>> start STORED RECORDS
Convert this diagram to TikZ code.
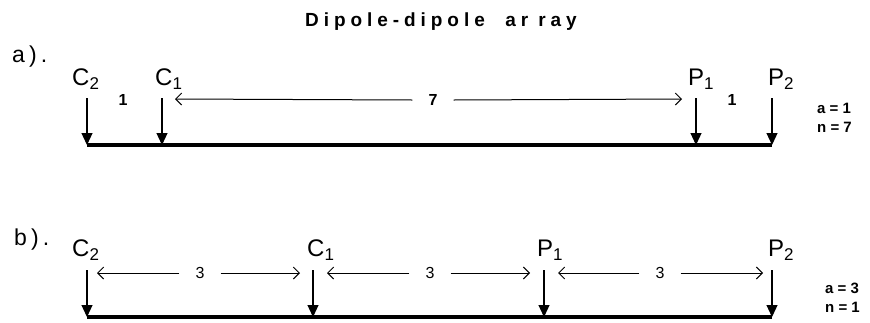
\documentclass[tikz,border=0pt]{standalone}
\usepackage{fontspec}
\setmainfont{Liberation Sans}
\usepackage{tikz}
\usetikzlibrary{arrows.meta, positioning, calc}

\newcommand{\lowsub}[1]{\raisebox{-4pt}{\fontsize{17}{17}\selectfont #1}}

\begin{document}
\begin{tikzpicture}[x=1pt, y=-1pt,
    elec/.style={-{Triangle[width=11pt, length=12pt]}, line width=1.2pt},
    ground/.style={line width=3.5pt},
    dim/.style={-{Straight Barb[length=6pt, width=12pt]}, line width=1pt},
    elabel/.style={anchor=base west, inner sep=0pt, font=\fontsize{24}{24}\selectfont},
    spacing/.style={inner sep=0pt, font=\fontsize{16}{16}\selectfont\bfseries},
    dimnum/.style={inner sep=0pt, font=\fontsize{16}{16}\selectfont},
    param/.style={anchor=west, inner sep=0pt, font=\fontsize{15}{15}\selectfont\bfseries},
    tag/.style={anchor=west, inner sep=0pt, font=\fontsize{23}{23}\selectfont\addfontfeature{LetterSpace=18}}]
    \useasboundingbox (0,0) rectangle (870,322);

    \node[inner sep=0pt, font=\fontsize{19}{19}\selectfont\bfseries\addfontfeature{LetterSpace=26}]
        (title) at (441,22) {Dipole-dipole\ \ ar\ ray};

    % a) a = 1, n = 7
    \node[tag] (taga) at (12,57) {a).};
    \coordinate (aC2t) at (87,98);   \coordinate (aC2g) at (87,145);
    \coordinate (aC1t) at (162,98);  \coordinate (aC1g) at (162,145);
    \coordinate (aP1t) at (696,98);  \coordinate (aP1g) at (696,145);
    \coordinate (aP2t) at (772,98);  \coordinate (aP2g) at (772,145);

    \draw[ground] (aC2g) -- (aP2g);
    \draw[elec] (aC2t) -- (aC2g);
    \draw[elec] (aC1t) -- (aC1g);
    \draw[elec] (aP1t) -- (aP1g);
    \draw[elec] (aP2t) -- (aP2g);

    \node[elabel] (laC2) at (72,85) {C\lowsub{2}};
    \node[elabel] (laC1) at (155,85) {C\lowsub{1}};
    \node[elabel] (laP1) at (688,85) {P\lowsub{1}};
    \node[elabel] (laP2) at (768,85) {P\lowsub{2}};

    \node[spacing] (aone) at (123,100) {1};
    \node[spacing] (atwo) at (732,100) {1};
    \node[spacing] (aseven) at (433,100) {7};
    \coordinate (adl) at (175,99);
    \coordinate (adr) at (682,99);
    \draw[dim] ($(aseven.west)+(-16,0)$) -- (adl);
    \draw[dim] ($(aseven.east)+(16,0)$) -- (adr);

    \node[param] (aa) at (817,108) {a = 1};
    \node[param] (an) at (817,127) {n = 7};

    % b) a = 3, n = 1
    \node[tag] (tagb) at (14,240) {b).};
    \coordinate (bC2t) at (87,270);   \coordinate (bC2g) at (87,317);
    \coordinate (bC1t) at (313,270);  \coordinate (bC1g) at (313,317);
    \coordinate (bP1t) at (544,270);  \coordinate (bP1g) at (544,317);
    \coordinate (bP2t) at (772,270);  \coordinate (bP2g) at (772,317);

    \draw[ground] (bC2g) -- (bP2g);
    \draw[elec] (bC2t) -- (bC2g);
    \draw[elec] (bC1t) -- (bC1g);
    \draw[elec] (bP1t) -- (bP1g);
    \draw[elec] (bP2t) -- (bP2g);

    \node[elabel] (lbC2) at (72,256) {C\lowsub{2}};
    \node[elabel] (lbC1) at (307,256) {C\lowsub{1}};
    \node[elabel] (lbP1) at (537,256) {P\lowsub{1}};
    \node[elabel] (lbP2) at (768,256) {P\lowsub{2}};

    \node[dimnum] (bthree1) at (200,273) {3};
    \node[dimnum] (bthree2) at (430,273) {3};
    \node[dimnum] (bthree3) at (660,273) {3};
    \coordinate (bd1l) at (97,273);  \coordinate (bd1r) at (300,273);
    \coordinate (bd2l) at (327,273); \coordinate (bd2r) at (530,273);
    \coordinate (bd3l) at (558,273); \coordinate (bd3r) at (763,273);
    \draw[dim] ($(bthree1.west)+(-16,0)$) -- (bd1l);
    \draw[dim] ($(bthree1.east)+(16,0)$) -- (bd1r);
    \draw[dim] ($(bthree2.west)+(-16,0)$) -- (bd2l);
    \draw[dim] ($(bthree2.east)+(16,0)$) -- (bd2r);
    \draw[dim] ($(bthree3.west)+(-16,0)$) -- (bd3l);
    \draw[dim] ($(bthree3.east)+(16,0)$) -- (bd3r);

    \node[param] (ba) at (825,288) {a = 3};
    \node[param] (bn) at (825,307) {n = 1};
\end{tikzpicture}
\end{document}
>> end STORED RECORDS
>> start STORED RECORDS
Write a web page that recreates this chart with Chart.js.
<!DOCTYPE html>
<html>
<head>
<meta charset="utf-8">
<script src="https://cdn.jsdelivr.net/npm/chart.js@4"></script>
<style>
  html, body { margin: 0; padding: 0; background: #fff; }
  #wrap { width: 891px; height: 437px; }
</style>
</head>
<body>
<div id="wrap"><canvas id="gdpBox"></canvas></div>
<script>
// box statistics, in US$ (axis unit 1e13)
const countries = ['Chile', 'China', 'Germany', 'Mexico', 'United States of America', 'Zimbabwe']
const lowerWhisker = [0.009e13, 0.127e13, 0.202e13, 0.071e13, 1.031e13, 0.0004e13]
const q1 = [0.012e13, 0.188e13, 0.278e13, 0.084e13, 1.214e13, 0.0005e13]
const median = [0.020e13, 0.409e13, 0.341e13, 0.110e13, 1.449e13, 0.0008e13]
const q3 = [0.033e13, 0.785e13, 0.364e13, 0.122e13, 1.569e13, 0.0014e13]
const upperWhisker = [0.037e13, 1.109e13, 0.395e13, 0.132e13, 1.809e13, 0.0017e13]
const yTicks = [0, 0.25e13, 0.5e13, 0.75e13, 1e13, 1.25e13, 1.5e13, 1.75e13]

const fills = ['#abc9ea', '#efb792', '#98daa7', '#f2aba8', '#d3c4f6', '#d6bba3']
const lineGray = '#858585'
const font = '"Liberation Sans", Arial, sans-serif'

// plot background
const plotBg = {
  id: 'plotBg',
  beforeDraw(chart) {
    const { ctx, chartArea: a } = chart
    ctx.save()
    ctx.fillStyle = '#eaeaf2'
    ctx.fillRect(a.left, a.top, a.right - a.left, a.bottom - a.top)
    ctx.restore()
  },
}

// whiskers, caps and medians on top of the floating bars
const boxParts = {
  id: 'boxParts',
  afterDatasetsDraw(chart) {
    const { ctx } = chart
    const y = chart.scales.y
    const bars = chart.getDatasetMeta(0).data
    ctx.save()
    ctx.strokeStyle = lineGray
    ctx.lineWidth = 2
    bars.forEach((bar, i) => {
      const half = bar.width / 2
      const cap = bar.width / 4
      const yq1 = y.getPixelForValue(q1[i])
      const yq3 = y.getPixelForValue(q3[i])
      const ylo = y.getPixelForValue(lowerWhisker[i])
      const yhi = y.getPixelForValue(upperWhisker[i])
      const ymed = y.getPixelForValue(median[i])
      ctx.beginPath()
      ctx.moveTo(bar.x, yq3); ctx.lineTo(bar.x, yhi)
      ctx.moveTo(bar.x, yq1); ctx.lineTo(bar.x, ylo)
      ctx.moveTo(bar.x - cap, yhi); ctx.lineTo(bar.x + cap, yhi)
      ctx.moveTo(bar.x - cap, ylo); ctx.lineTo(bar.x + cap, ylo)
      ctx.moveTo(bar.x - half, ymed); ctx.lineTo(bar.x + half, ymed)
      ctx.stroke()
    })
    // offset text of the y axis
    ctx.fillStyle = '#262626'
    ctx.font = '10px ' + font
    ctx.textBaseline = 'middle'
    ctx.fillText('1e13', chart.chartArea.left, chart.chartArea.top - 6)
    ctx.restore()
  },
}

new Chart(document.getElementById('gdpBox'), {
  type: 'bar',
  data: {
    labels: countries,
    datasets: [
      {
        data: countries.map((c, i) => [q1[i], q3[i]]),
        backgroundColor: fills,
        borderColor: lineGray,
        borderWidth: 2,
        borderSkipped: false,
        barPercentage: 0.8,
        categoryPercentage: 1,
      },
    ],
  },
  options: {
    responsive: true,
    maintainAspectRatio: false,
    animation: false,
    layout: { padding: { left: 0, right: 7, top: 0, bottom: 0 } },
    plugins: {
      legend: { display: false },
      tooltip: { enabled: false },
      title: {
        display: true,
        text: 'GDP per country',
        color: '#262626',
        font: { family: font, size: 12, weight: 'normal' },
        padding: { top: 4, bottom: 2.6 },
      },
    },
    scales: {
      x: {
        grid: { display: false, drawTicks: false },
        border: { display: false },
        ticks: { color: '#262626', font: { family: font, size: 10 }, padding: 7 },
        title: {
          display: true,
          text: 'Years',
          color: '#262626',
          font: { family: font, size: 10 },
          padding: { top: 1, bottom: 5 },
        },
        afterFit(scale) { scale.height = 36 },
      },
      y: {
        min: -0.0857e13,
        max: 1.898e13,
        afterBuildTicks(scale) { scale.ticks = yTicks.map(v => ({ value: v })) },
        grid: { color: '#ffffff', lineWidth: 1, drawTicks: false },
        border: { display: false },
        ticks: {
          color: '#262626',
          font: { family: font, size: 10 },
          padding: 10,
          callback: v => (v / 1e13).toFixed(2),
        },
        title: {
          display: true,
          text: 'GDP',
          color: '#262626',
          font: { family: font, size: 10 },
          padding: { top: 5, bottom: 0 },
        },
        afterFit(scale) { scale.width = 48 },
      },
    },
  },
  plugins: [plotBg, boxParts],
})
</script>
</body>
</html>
>> end STORED RECORDS
WORK TO COMPLETE: Using the entries above, extract exactly the lines from the one that contains "Convert this diagram to TikZ code." through the one that contains "(0,0) rectangle (870,322);". Do not carry over any pictures.

REPLY TO THE TASK:
Convert this diagram to TikZ code.
\documentclass[tikz,border=0pt]{standalone}
\usepackage{fontspec}
\setmainfont{Liberation Sans}
\usepackage{tikz}
\usetikzlibrary{arrows.meta, positioning, calc}

\newcommand{\lowsub}[1]{\raisebox{-4pt}{\fontsize{17}{17}\selectfont #1}}

\begin{document}
\begin{tikzpicture}[x=1pt, y=-1pt,
    elec/.style={-{Triangle[width=11pt, length=12pt]}, line width=1.2pt},
    ground/.style={line width=3.5pt},
    dim/.style={-{Straight Barb[length=6pt, width=12pt]}, line width=1pt},
    elabel/.style={anchor=base west, inner sep=0pt, font=\fontsize{24}{24}\selectfont},
    spacing/.style={inner sep=0pt, font=\fontsize{16}{16}\selectfont\bfseries},
    dimnum/.style={inner sep=0pt, font=\fontsize{16}{16}\selectfont},
    param/.style={anchor=west, inner sep=0pt, font=\fontsize{15}{15}\selectfont\bfseries},
    tag/.style={anchor=west, inner sep=0pt, font=\fontsize{23}{23}\selectfont\addfontfeature{LetterSpace=18}}]
    \useasboundingbox (0,0) rectangle (870,322);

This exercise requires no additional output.